BRRRR Investing For Commercial Properties
/If you’ve been around the real estate investing world long enough, you’re likely familiar with Bigger Pockets, which is arguably the largest platform of real estate investors and resources. And if you are familiar with Bigger Pockets, odds are you’ve heard of the BRRRR method, which is Brandon Turner’s coined term for the strategy of Buy, Rehab, Rent, Refinance, Repeat. The BRRRR method is quickly becoming one of the most popularly practiced strategies for investors in SFR's and small multifamily buildings. The BRRR method is appealing because it offers an alternative to the traditional method of making a large (20%+) downpayment and spending as little as possible to get the property move-in ready. Essentially, BRRRR works like this:
Buy: buy homes selling for under market value, preferably with cash to avoid financing
Rehab: add value to the property by forcing appreciation or building equity by improving the property
Rent: and immediately start collecting cash flow. *This cash flow is higher than with the traditional method because there isn’t yet a mortgage on the property
Refinance: the amount refinanced is based on the value of the property after is has been fixed up, or After Repair Value (ARV).
This is the key factor that sets the BRRRR apart from the traditional method. Because you are financing last (instead of up front), you get more of your capital out of the project to then use to reinvest in other properties.
An example of the BRRRR method:
Purchase price: $52,000 (buy with cash)
Rehab cost = $32,000
Total cost for buyer = $84,000
Closing costs: seller paid
ARV = $110,000
Rent = $1,000
Four months after owning this property, the owner refinances the property with a bank that let him borrow 75% of the appraised value (the ARV), or .75($110,000) = $82,500. After closing costs you have about $77,500 of net capital recovered to then use towards your next purchase.
At LiveFree Investors, we have successfully completed over 200 BRRRR transactions for our investors buying residential properties. Recently, however, a new concept of the BRRRR method is being applied to commercial properties.
In our market, in Kansas City, SFR home prices have only continued to climb in the 80-130k price range making it harder to find subject properties to BRRRR. While it is possible to BRRRR these more expensive residential properties, the level of effort that it takes to find one of these properties has become increasingly more difficult. As an investment property specialist and investor myself, I started to search for a new model that would allow us to provide our investors a healthy return while being able to return their capital. I believe I have found it in the asset class of commercial properties. And while there may be a higher barrier of entry, this often means lower competition.

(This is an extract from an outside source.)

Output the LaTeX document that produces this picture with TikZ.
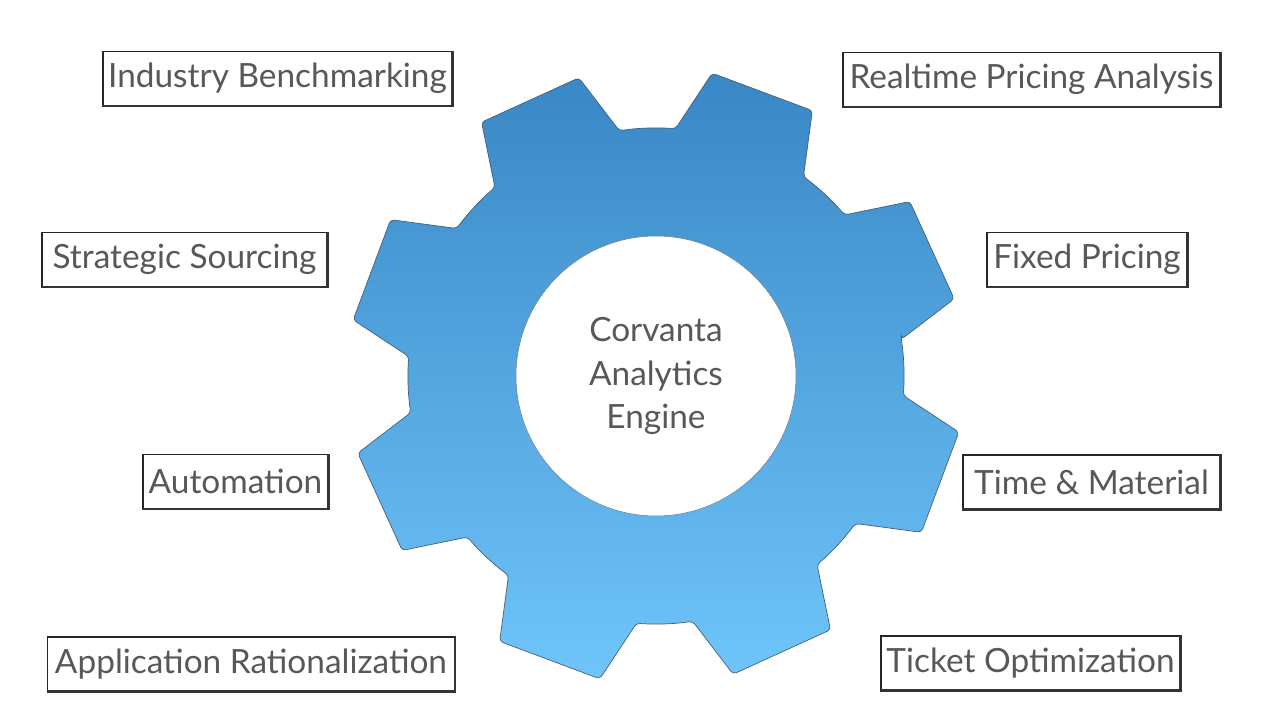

Here’s an example of a BRRRR’d commercial deal:
Mixed use building - commercial and event space (with potential residential in basement)
Purchase price - $282KLoan - $253KClosing costs - $500
Rehab - $50K Carrying costs - $5K
Broker fees (for tenants) - $5KInitial costs - $95K
Refinancing costs: Appraisal - $2,500, Loan fees - $3K, Total costs - $101K
Monthly rent - $4,500
*Cash back from refinance - $68K, Cash out of pocket - $33K
After deducting monthly operating expenses and utilities, this commercial property would net around $1,000 in monthly cash flow, and result in around $100K in equity after the refinance. You can see the principles are the same in BRRRRing commercial and residential properties: buy a distressed property below market value; rehab it; get it fully occupied at market rent; refinance; and repeat with your recovered capital. When you don’t let yourself become intimidated by much larger numbers, you stand to invest more and make more in the end.
Some pros to BRRRRing commercial properties:
You can lease unfinished spaces for storage while you rehab
Unlike residential properties, you can prioritize your rehab (i.e. you don’t necessarily need to make the entire property functional at the onset)
Choice to implement NNN lease for more turnkey properties. This type of lease can
(1) ensure a more predictable, long term revenue stream, and (2) limit landlord management requirement
Some cons to BRRRRing commercial properties:
You have a much larger scale of plumbing, heating, and electrical systems to maintain than in residential properties. Do your due diligence up front!
If leasing a single-tenant property, vacancy can quickly eat away at profits. Finding properties that offer a diverse leasing strategy of commercial, residential, storage space, etc. can protect you from vacancy losses.
Commercial properties typically require more construction permits which will increase your rehab timetable
It may take more diligent searching to find a lender with an “appetite” to finance your commercial loan
All in all, BRRRRing commercial properties are much like BRRRRing residential properties, just on a much larger scale and with some nuances when it comes to financing. But when these principles are applied in a prudent fashion, you just may land the deal of a lifetime!